DR Congo confirms 2 cases of Ebola virus
Two cases of the Ebola virus disease have been confirmed by a lab report in the Democratic Republic of Congo (DRC), according to a source from the Ministry of Health on Tuesday.
The two cases were confirmed by the laboratory of the National Institute of Biomedical Research in Equateur Province, northwestern DRC, said the source.
NAN reports that in the 2014 to 2015 outbreak, 11,000 people died, mainly in Sierra Leone, Guinea, and Liberia.
The last outbreak of Ebola in the DRC was in 2014 and killed more than 40 people.
Of the nine people suspected to have contracted the deadly virus, three died, with one case of Ebola confirmed through tests at the national laboratory in the capital Kinshasa, WHO Congo representative Allarangar Yokouide said in a statement.
People began to get sick on or after 22 April in Bas-Uele province in the country’s far north, he added.
The region affected lies 1,300km north-east of Kinshasa, close to the border with the Central African Republic.
“It is in a very remote zone, very forested, so we are a little lucky. But we always take this very seriously,” WHO Congo spokesman Eric Kabambi said.
The WHO described the outbreak as “a public health crisis of international importance”.
It said the first teams of experts, including epidemiologists, biologists and hygiene specialists had been dispatched and were due to arrive in the affected region by Friday or Saturday.
No need to panic: Tulip Mazumdar, BBC Global Health correspondent
While this outbreak will be extremely worrying for communities in this remote part of northern DR Congo, it is important to remember that the country has stamped out more Ebola outbreaks than any other place on earth.

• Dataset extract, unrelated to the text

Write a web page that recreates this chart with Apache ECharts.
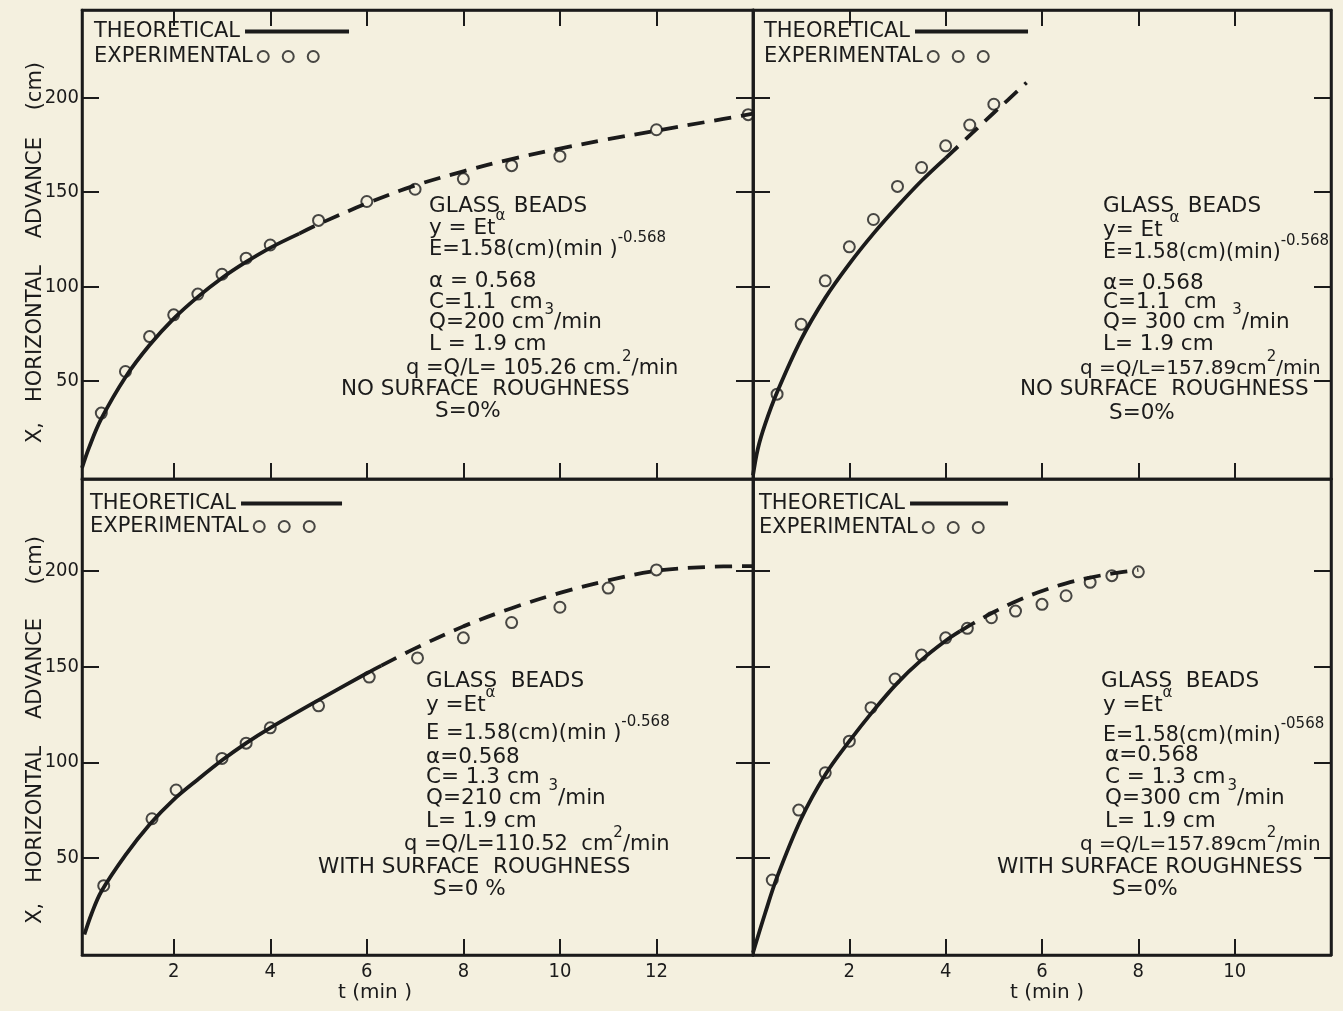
<!DOCTYPE html>
<html>
<head>
<meta charset="utf-8">
<script src="https://cdn.jsdelivr.net/npm/echarts@6/dist/echarts.min.js"></script>
<style>
html,body{margin:0;padding:0;background:#f4f0df;}
#chart{width:1343px;height:1011px;}
</style>
</head>
<body>
<div id="chart"></div>
<script>
// ---------- tick labels ----------
const leftTimeTicks = [2, 4, 6, 8, 10, 12];
const rightTimeTicks = [2, 4, 6, 8, 10];
const advanceTicks = [50, 100, 150, 200];

// ---------- Top-left: Q=200, no roughness ----------
const tlExpT = [0.5, 1, 1.5, 2, 2.5, 3, 3.5, 4, 5, 6, 7, 8, 9, 10, 12, 13.9];
const tlExpX = [33, 55, 73.5, 85, 96, 106.5, 115, 122, 135, 145, 151.5, 157, 164, 169, 183, 191];
const tlSolidT = [0.1, 0.25, 0.5, 1, 1.5, 2, 2.5, 3, 3.5, 4, 4.6];
const tlSolidX = [4, 15, 30, 52, 69, 83, 94.5, 104.5, 113, 120.5, 128];
const tlDashT = [4.6, 5, 6, 7, 8, 9, 10, 11, 12, 13, 14];
const tlDashX = [128, 133, 144, 153.5, 161, 167.5, 173, 178, 182.5, 187, 191.5];

// ---------- Top-right: Q=300, no roughness ----------
const trExpT = [0.5, 1, 1.5, 2, 2.5, 3, 3.5, 4, 4.5, 5];
const trExpX = [43, 80, 103, 121, 135.5, 153, 163, 174.5, 185.5, 196.5];
const trSolidT = [0, 0.1, 0.25, 0.5, 1, 1.5, 2, 2.5, 3, 3.5, 4];
const trSolidX = [0, 14, 27, 44, 72, 94, 112, 128, 142.5, 156, 168];
const trDashT = [4, 4.5, 5, 5.3, 5.68];
const trDashX = [168, 180, 192, 199, 208];

// ---------- Bottom-left: Q=210, with roughness ----------
const blExpT = [0.55, 1.55, 2.05, 3, 3.5, 4, 5, 6.05, 7.05, 8, 9, 10, 11, 12];
const blExpX = [35.5, 70.5, 85.5, 102, 110, 118, 129.5, 144.5, 154.5, 165, 173, 181, 191, 200.5];
const blSolidT = [0.15, 0.3, 0.5, 1, 1.5, 2, 2.5, 3, 3.5, 4, 5, 6, 6.3];
const blSolidX = [10, 21, 32.5, 51.5, 67.5, 80.5, 91, 101, 110, 118, 132.5, 146.5, 150.5];
const blDashT = [6.3, 7, 8, 9, 10, 11, 12, 13, 14];
const blDashX = [150.5, 159.5, 171, 180.5, 188.5, 195, 200, 202, 202.5];

// ---------- Bottom-right: Q=300, with roughness ----------
const brExpT = [0.4, 0.95, 1.5, 2, 2.45, 2.95, 3.5, 4, 4.45, 4.95, 5.45, 6, 6.5, 7, 7.45, 8];
const brExpX = [38.5, 75, 94.5, 111, 128.5, 143.5, 156, 165, 170, 175.5, 179, 182.5, 187, 194, 197.5, 199.5];
const brSolidT = [0, 0.25, 0.5, 1, 1.5, 2, 2.5, 3, 3.5, 4, 4.3];
const brSolidX = [0.5, 21, 40, 70.5, 93.5, 111, 127, 141.5, 153.5, 163.5, 168.5];
const brDashT = [4.3, 4.6, 5, 5.5, 6, 6.5, 7, 7.5, 8];
const brDashX = [168.5, 173, 178.5, 184.5, 189.5, 193.5, 196.5, 198.8, 200.5];

// ---------- styling ----------
const INK = '#1b1b1b';
const BG = '#f4f0df';
const FONT = "'DejaVu Sans', 'Liberation Sans', sans-serif";
const FONT_C = "'DejaVu Sans Condensed', 'DejaVu Sans', sans-serif";

const zip = (a, b) => a.map((v, i) => [v, b[i]]);

function xAxis(grid, pos, min, max, ticks, labels, name, namePad) {
  return {
    type: 'value', gridIndex: grid, position: pos, min: min, max: max,
    axisLine: { show: true, onZero: false, lineStyle: { color: INK, width: 2.5 } },
    axisTick: { show: true, inside: true, length: 16, customValues: ticks, lineStyle: { color: INK, width: 2 } },
    axisLabel: { show: labels, customValues: ticks, margin: 7, color: INK, fontSize: 20, fontFamily: FONT_C },
    splitLine: { show: false },
    name: name || '', nameLocation: 'middle', nameGap: 26,
    nameTextStyle: { color: INK, fontSize: 20, fontFamily: FONT, padding: namePad || 0 }
  };
}
function yAxis(grid, pos, min, max, labels, name, namePad) {
  return {
    type: 'value', gridIndex: grid, position: pos, min: min, max: max,
    axisLine: { show: true, onZero: false, lineStyle: { color: INK, width: 2.5 } },
    axisTick: { show: true, inside: true, length: 17, customValues: advanceTicks, lineStyle: { color: INK, width: 2 } },
    axisLabel: { show: labels, customValues: advanceTicks, margin: 3, color: INK, fontSize: 20, fontFamily: FONT_C },
    splitLine: { show: false },
    name: name || '', nameLocation: 'middle', nameGap: 36, nameRotate: 90, nameMoveOverlap: false,
    nameTextStyle: { color: INK, fontSize: 21, fontFamily: FONT, padding: namePad || 0 }
  };
}

const Y_NAME_TOP = 'X,   HORIZONTAL    ADVANCE    (cm)';
const Y_NAME_BOTTOM = 'X,   HORIZONTAL    ADVANCE     (cm)';

const xAxes = [
  xAxis(0, 'bottom', 0.1, 14, leftTimeTicks, false),
  xAxis(0, 'top', 0.1, 14, leftTimeTicks, false),
  xAxis(1, 'bottom', 0, 12, rightTimeTicks, false),
  xAxis(1, 'top', 0, 12, rightTimeTicks, false),
  xAxis(2, 'bottom', 0.1, 14, leftTimeTicks, true, 't (min )', [0, 85, 0, 0]),
  xAxis(3, 'bottom', 0, 12, rightTimeTicks, true, 't (min )', [0, 0, 0, 10])
];
const yAxes = [
  yAxis(0, 'left', -1.9, 246.4, true, Y_NAME_TOP, [0, 16, 0, 0]),
  yAxis(0, 'right', -1.9, 246.4, false),
  yAxis(1, 'left', -1.9, 246.4, false),
  yAxis(1, 'right', -1.9, 246.4, false),
  yAxis(2, 'left', -0.7, 248, true, Y_NAME_BOTTOM, [0, 26, 0, 0]),
  yAxis(2, 'right', -0.7, 248, false),
  yAxis(3, 'left', -0.7, 248, false),
  yAxis(3, 'right', -0.7, 248, false)
];

function panelSeries(xi, yi, expT, expX, sT, sX, dT, dX) {
  return [
    { name: 'THEORETICAL', type: 'line', xAxisIndex: xi, yAxisIndex: yi, data: zip(sT, sX),
      smooth: 0.35, symbol: 'none', lineStyle: { color: INK, width: 3.8 }, z: 2 },
    { name: 'THEORETICAL', type: 'line', xAxisIndex: xi, yAxisIndex: yi, data: zip(dT, dX),
      smooth: 0.35, symbol: 'none', lineStyle: { color: INK, width: 3.8, type: [17, 10] }, z: 2 },
    { name: 'EXPERIMENTAL', type: 'scatter', xAxisIndex: xi, yAxisIndex: yi, data: zip(expT, expX),
      symbol: 'circle', symbolSize: 11,
      itemStyle: { color: 'rgba(0,0,0,0)', borderColor: INK, borderWidth: 2 }, z: 3 }
  ];
}

const RINGS = 'path://M0,5.5a5.5,5.5 0 1,0 11,0a5.5,5.5 0 1,0 -11,0zM25,5.5a5.5,5.5 0 1,0 11,0a5.5,5.5 0 1,0 -11,0zM50,5.5a5.5,5.5 0 1,0 11,0a5.5,5.5 0 1,0 -11,0z';

function legendTheo(left, cy, w) {
  return { left: left, top: cy - 12, padding: 0, orient: 'horizontal', align: 'right',
    selectedMode: false, itemWidth: w, itemHeight: 4,
    data: [{ name: 'THEORETICAL', icon: 'rect' }],
    itemStyle: { color: INK, borderWidth: 0 },
    textStyle: { color: INK, fontSize: 21, fontFamily: FONT } };
}
function legendExp(left, cy) {
  return { left: left, top: cy - 12, padding: 0, orient: 'horizontal', align: 'right',
    selectedMode: false, itemWidth: 61, itemHeight: 11,
    data: [{ name: 'EXPERIMENTAL', icon: RINGS }],
    itemStyle: { color: 'rgba(0,0,0,0)', borderColor: INK, borderWidth: 2 },
    textStyle: { color: INK, fontSize: 21, fontFamily: FONT } };
}

const RICH = { s: { fontSize: 15, lineHeight: 16, padding: [0, 0, 16, 0], verticalAlign: 'bottom', fontFamily: FONT, fill: INK } };
function txt(x, cy, text, size) {
  return { type: 'text', x: x, y: cy + 12, silent: true,
    style: { text: text, fill: INK, fontSize: size || 21.5, fontFamily: FONT, lineHeight: 24,
      align: 'left', verticalAlign: 'bottom', rich: RICH } };
}

const notes = [
  // top-left
  txt(429, 206, 'GLASS  BEADS'),
  txt(429, 228, 'y = Et{s|α}'),
  txt(429, 250, 'E=1.58(cm)(min ){s|-0.568}', 21),
  txt(429, 281, 'α = 0.568'),
  txt(429, 302, 'C=1.1  cm'),
  txt(429, 322, 'Q=200 cm{s|3}/min'),
  txt(429, 344, 'L = 1.9 cm'),
  txt(406, 369, 'q =Q/L= 105.26 cm.{s|2}/min', 21),
  txt(341, 389, 'NO SURFACE  ROUGHNESS'),
  txt(435, 411, 'S=0%'),
  // top-right
  txt(1103, 206, 'GLASS  BEADS'),
  txt(1103, 230, 'y= Et {s|α}'),
  txt(1103, 253, 'E=1.58(cm)(min){s|-0.568}', 20.5),
  txt(1103, 283, 'α= 0.568'),
  txt(1103, 302, 'C=1.1  cm'),
  txt(1103, 322, 'Q= 300 cm {s|3}/min'),
  txt(1103, 344, 'L= 1.9 cm'),
  txt(1080, 369, 'q =Q/L=157.89cm{s|2}/min', 20),
  txt(1020, 389, 'NO SURFACE  ROUGHNESS'),
  txt(1109, 413, 'S=0%'),
  // bottom-left
  txt(426, 681, 'GLASS  BEADS'),
  txt(426, 705, 'y =Et{s|α}'),
  txt(426, 734, 'E =1.58(cm)(min ){s|-0.568}', 21),
  txt(426, 757, 'α=0.568'),
  txt(426, 777, 'C= 1.3 cm'),
  txt(426, 798, 'Q=210 cm {s|3}/min'),
  txt(426, 821, 'L= 1.9 cm'),
  txt(404, 845, 'q =Q/L=110.52  cm{s|2}/min', 21),
  txt(318, 867, 'WITH SURFACE  ROUGHNESS'),
  txt(433, 889, 'S=0 %'),
  // bottom-right
  txt(1101, 681, 'GLASS  BEADS'),
  txt(1103, 705, 'y =Et{s|α}'),
  txt(1103, 736, 'E=1.58(cm)(min){s|-0568}', 20.5),
  txt(1105, 755, 'α=0.568'),
  txt(1105, 777, 'C = 1.3 cm'),
  txt(1105, 798, 'Q=300 cm {s|3}/min'),
  txt(1105, 821, 'L= 1.9 cm'),
  txt(1080, 845, 'q =Q/L=157.89cm{s|2}/min', 20),
  txt(997, 867, 'WITH SURFACE ROUGHNESS'),
  txt(1112, 889, 'S=0%')
];

const option = {
  backgroundColor: BG,
  animation: false,
  grid: [
    { left: 82, top: 10, width: 671, height: 469, show: true, borderColor: INK, borderWidth: 2.5, backgroundColor: 'transparent' },
    { left: 753, top: 10, width: 578, height: 469, show: true, borderColor: INK, borderWidth: 2.5, backgroundColor: 'transparent' },
    { left: 82, top: 479, width: 671, height: 476, show: true, borderColor: INK, borderWidth: 2.5, backgroundColor: 'transparent' },
    { left: 753, top: 479, width: 578, height: 476, show: true, borderColor: INK, borderWidth: 2.5, backgroundColor: 'transparent' }
  ],
  xAxis: xAxes,
  yAxis: yAxes,
  legend: [
    legendTheo(94, 33, 104), legendExp(94, 58),
    legendTheo(764, 33, 113), legendExp(764, 58),
    legendTheo(90, 505, 101), legendExp(90, 528),
    legendTheo(759, 505, 98), legendExp(759, 529)
  ],
  series: [].concat(
    panelSeries(0, 0, tlExpT, tlExpX, tlSolidT, tlSolidX, tlDashT, tlDashX),
    panelSeries(2, 2, trExpT, trExpX, trSolidT, trSolidX, trDashT, trDashX),
    panelSeries(4, 4, blExpT, blExpX, blSolidT, blSolidX, blDashT, blDashX),
    panelSeries(5, 6, brExpT, brExpX, brSolidT, brSolidX, brDashT, brDashX)
  ),
  graphic: notes
};

const chart = echarts.init(document.getElementById('chart'), null, { renderer: 'canvas' });
chart.setOption(option);
</script>
</body>
</html>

It is well practiced in fighting the deadly virus.
Ebola was first identified in DR Congo (then Zaire) in 1976.
Since then, there have been at least eight in the country.
The last was in 2014, when – at the same time – parts of West Africa were fighting a separate outbreak, the worst in history.
DR Congo was able to bring an end to its epidemic within four months. In West Africa, which had never experienced an Ebola outbreak before, it took two years.
Authorities in the DR Congo will need to act quickly to contain the virus, and ensure it doesn’t spread to more populated areas.
This time, for the first time, health officials have another weapon they can use. The world has an experimental vaccine that could be deployed if needed.